- IATA: none; ICAO: none; FAA LID: T40;

Summary
- Airport type: Public
- Owner: Enid McGehee
- Location: Marietta, Oklahoma
- Elevation AMSL: 760 ft / 232 m
- Coordinates: 33°53′56″N 097°10′14″W﻿ / ﻿33.89889°N 97.17056°W
- Interactive map of McGehee Catfish Restaurant Airport

Runways
| Direction | Length |  | Surface |
| ft | m |
| 17/35 | 2,450 | 747 | Turf |
- Source: Federal Aviation Administration

= McGehee Catfish Restaurant Airport =

McGehee Catfish Restaurant Airport is a privately owned, public-use airport located five nautical miles (6 mi, 9 km) southwest of the central business district of Marietta, a city in Love County, Oklahoma, United States.
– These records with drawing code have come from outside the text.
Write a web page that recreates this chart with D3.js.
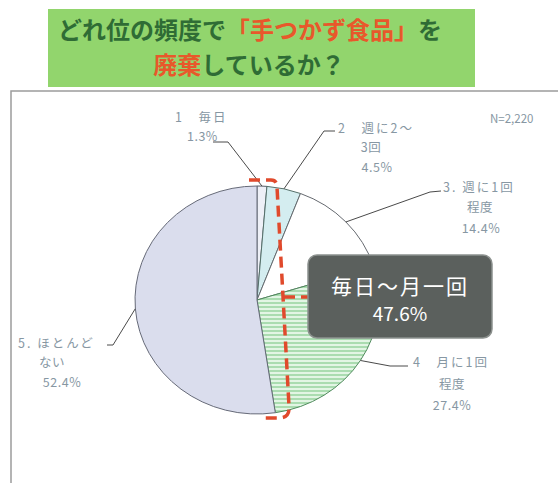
<!DOCTYPE html>
<html><head><meta charset="utf-8">
<script src="https://cdn.jsdelivr.net/npm/d3@7"></script>
<style>
html,body{margin:0;padding:0;background:#fff;}
svg{display:block;font-family:"Noto Sans CJK JP","Noto Sans",sans-serif;}
</style></head>
<body>
<svg id="c" width="558" height="483"></svg>
<script>
// ---- data ----
const categories = ["毎日", "週に2〜3回", "週に1回程度", "月に1回程度", "ほとんどない"];
const labelLines = [["1\u3000毎日"], ["2\u3000週に2〜", "3回"], ["3. 週に1回", "程度"], ["4\u3000月に1回", "程度"], ["5. ほとんど", "ない"]];
const values = [1.3, 4.5, 14.4, 27.4, 52.4];
const sampleLabel = "N=2,220";
const calloutTitle = "毎日〜月一回";
const highlightCount = 4;

const svg = d3.select("#c");
const defs = svg.append("defs");
const pat = defs.append("pattern").attr("id","stripe").attr("patternUnits","userSpaceOnUse")
  .attr("width",8).attr("height",4);
pat.append("rect").attr("width",8).attr("height",4).attr("fill","#e2f5e4");
pat.append("rect").attr("y",2.2).attr("width",8).attr("height",1.6).attr("fill","#9dd6a3");

// title box
svg.append("rect").attr("x",48).attr("y",9).attr("width",427).attr("height",78).attr("fill","#92d56d");
const t1 = svg.append("text").attr("x",250).attr("y",39).attr("text-anchor","middle")
  .attr("font-size",24).attr("font-weight","bold").attr("fill","#2f6c35");
t1.append("tspan").text("どれ位の頻度で");
t1.append("tspan").attr("fill","#e8582b").text("「手つかず食品」");
t1.append("tspan").text("を");
const t2 = svg.append("text").attr("x",249).attr("y",74).attr("text-anchor","middle")
  .attr("font-size",24).attr("font-weight","bold").attr("fill","#2f6c35");
t2.append("tspan").attr("fill","#e8582b").text("廃棄");
t2.append("tspan").text("しているか？");

// frame
svg.append("rect").attr("x",11).attr("y",91).attr("width",620).attr("height",460)
  .attr("fill","none").attr("stroke","#9c9c9c").attr("stroke-width",1.5);

svg.append("text").attr("x",490).attr("y",123).attr("font-size",11.5).attr("fill","#8797a3").text(sampleLabel);

// pie
const cx = 257, cy = 300, R = 114, sx = 1.07;
const pie = d3.pie().sort(null).value(d => d)(values);
const arc = d3.arc().innerRadius(0).outerRadius(R);
const fills = ["#eef0f7", "#d4edf0", "#ffffff", "url(#stripe)", "#dadded"];
const strokes = ["#555c66", "#55706a", "#666a70", "#4f8a5c", "#666a78"];
const g = svg.append("g").attr("transform",`translate(${cx},${cy}) scale(${sx},1)`);
g.selectAll("path").data(pie).join("path")
  .attr("d", arc).attr("fill",(d,i)=>fills[i]).attr("stroke",(d,i)=>strokes[i])
  .attr("stroke-width",1).attr("vector-effect","non-scaling-stroke");

function edge(d){ const a=(d.startAngle+d.endAngle)/2; return [cx+sx*R*Math.sin(a), cy-R*Math.cos(a)]; }

// labels
const lay = [
  {lines:[[175,122,"start"],[187,141,"start"]], knee:[[228,142],[213,142]]},
  {lines:[[338,133,"start"],[371,152,"middle"],[377,172,"middle"]], knee:[[324,131],[335,131]]},
  {lines:[[443,192,"start"],[480,212,"middle"],[481,233,"middle"]], knee:[[430,192],[441,191]]},
  {lines:[[413,367,"start"],[452,389,"middle"],[452,410,"middle"]], knee:[[390,366],[408,366]]},
  {lines:[[18,348,"start"],[52,367,"middle"],[62,387,"middle"]], knee:[[113,345],[107,345]]}
];
pie.forEach((d,i)=>{
  const L = lay[i];
  const txt = labelLines[i].concat([d3.format(".1f")(values[i])+"%"]);
  txt.forEach((s,j)=>{
    const p = L.lines[j];
    svg.append("text").attr("x",p[0]).attr("y",p[1]).attr("text-anchor",p[2])
      .attr("font-size",12.5).attr("letter-spacing",j===0?2:0.5).attr("fill","#8797a3").text(s);
  });
  const e = edge(d);
  svg.append("path").attr("d", d3.line()([e, L.knee[0], L.knee[1]]))
    .attr("fill","none").attr("stroke","#4a4a4a").attr("stroke-width",1);
});

// red dashed highlight
svg.append("path").attr("d","M249,180 L271,180 Q277,180 277,187 L289,406 Q290,418 279,418 L263,418 M284,297 L309,297")
  .attr("fill","none").attr("stroke","#e04a2c").attr("stroke-width",3.5).attr("stroke-dasharray","11,6");

// callout
const sumH = d3.sum(values.slice(0,highlightCount));
svg.append("rect").attr("x",308).attr("y",255).attr("width",184).attr("height",83).attr("rx",9)
  .attr("fill","#5b605d").attr("stroke","#8c918e").attr("stroke-width",1.5);
svg.append("text").attr("x",400).attr("y",294).attr("text-anchor","middle").attr("font-size",21)
  .attr("letter-spacing",2).attr("fill","#fff").text(calloutTitle);
svg.append("text").attr("x",400).attr("y",321).attr("text-anchor","middle").attr("font-size",19)
  .attr("fill","#fff").text(d3.format(".1f")(sumH)+"%");
</script>
</body></html>
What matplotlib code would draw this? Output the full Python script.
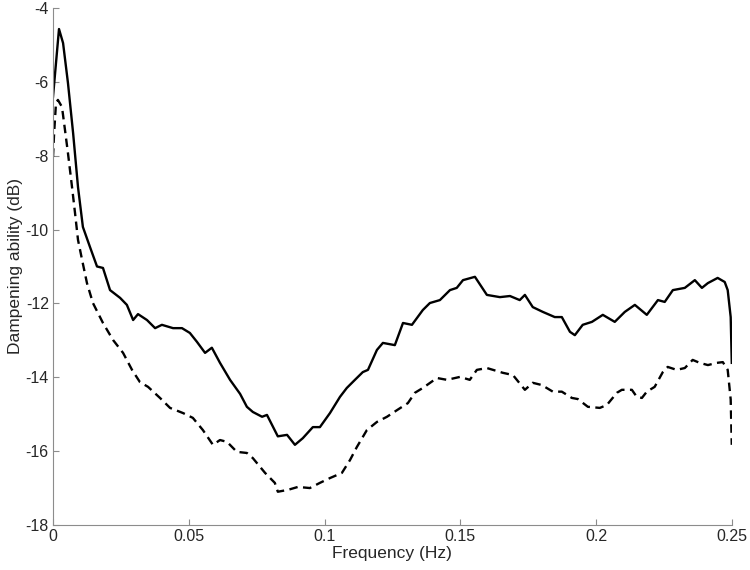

The runway is currently closed indefinitely.

== Facilities and aircraft ==
McGehee Catfish Restaurant Airport covers an area of 8 acre at an elevation of 760 feet (232 m) above mean sea level. It has one runway designated 17/35 with a turf surface measuring 2,450 by 55 feet (747 x 17 m).
The airport is closed and non-operational as of February 2020.